### Instructions for the task
Return all lines from the listing below in which the string "chart" occurs.

### Dataset excerpt
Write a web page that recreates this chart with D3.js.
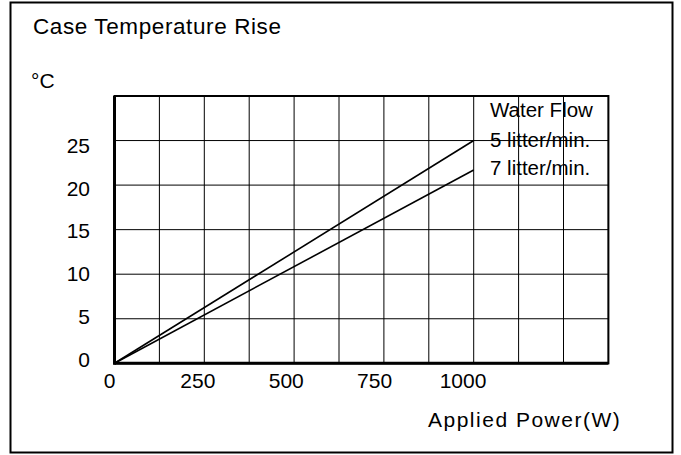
<!DOCTYPE html>
<html><head><meta charset="utf-8">
<script src="https://cdn.jsdelivr.net/npm/d3@7"></script>
<style>
html,body{margin:0;padding:0;background:#fff;}
text{font-family:"Liberation Sans",Arial,sans-serif;fill:#000;}
</style></head>
<body>
<svg id="chart" width="681" height="455"></svg>
<script>
// ---- data ----
const powerW = [0, 1000];
const rise5 = [0, 25];     // 5 litter/min.
const rise7 = [0, 21.7];   // 7 litter/min.
const xTickValues = [0, 250, 500, 750, 1000];
const yTickValues = [0, 5, 10, 15, 20, 25];
const xGridValues = d3.range(0, 1376, 125);
const yGridValues = d3.range(0, 31, 5);
const legendLines = ["Water Flow", "5 litter/min.", "7 litter/min."];

(function () {
const svg = d3.select("#chart");
const pL = 114.5, pR = 608.4, pT = 96, pB = 363.3;
const x = d3.scaleLinear().domain([0, 1375]).range([pL, pR]);
const y = d3.scaleLinear().domain([0, 30]).range([pB, pT]);
// label placement scales (labels are slightly offset from grid in the original)
const xLab = d3.scaleLinear().domain([0, 1000]).range([109.5, 463]);
const yLab = d3.scaleLinear().domain([0, 25]).range([359, 145.5]);

// outer frame
svg.append("rect").attr("x", 10.5).attr("y", 2.5).attr("width", 662).attr("height", 450)
  .attr("fill", "none").attr("stroke", "#000").attr("stroke-width", 2);

// grid
svg.append("g").selectAll("line").data(xGridValues).join("line")
  .attr("x1", d => x(d)).attr("x2", d => x(d)).attr("y1", pT).attr("y2", pB)
  .attr("stroke", "#000").attr("stroke-width", 1);
svg.append("g").selectAll("line").data(yGridValues).join("line")
  .attr("x1", pL).attr("x2", pR).attr("y1", d => y(d)).attr("y2", d => y(d))
  .attr("stroke", "#000").attr("stroke-width", 1);

// plot border
svg.append("rect").attr("x", pL).attr("y", pT).attr("width", pR - pL).attr("height", pB - pT)
  .attr("fill", "none").attr("stroke", "#000").attr("stroke-width", 2);
// thicker left & bottom axes
svg.append("line").attr("x1", pL).attr("x2", pL).attr("y1", pT).attr("y2", pB + 1.5)
  .attr("stroke", "#000").attr("stroke-width", 3);
svg.append("line").attr("x1", pL).attr("x2", pR).attr("y1", pB).attr("y2", pB)
  .attr("stroke", "#000").attr("stroke-width", 3);

// series lines
const line = d3.line().x(d => x(d[0])).y(d => y(d[1]));
[rise5, rise7].forEach(s => {
  svg.append("path").datum(powerW.map((p, i) => [p, s[i]]))
    .attr("d", line).attr("fill", "none").attr("stroke", "#000").attr("stroke-width", 1.6);
});

// tick labels
svg.append("g").selectAll("text").data(yTickValues).join("text")
  .attr("x", 90).attr("y", d => yLab(d)).attr("dy", "0.36em")
  .attr("text-anchor", "end").attr("font-size", 21).text(d => d);
svg.append("g").selectAll("text").data(xTickValues).join("text")
  .attr("x", d => xLab(d)).attr("y", 387.5)
  .attr("text-anchor", "middle").attr("font-size", 21).text(d => d);

// titles
svg.append("text").attr("x", 33).attr("y", 34).attr("font-size", 22.5)
  .attr("letter-spacing", 0.6).text("Case Temperature Rise");
svg.append("text").attr("x", 31).attr("y", 88).attr("font-size", 21).text("°C");
svg.append("text").attr("x", 428).attr("y", 427).attr("font-size", 21)
  .attr("letter-spacing", 1.5).text("Applied Power(W)");

// legend text
const legY = [116.7, 147.3, 174.5];
svg.append("g").selectAll("text").data(legendLines).join("text")
  .attr("x", 490).attr("y", (d, i) => legY[i]).attr("font-size", 20.5).text(d => d);
})();
</script>
</body></html>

### Written response
Write a web page that recreates this chart with D3.js.
<svg id="chart" width="681" height="455"></svg>
const svg = d3.select("#chart");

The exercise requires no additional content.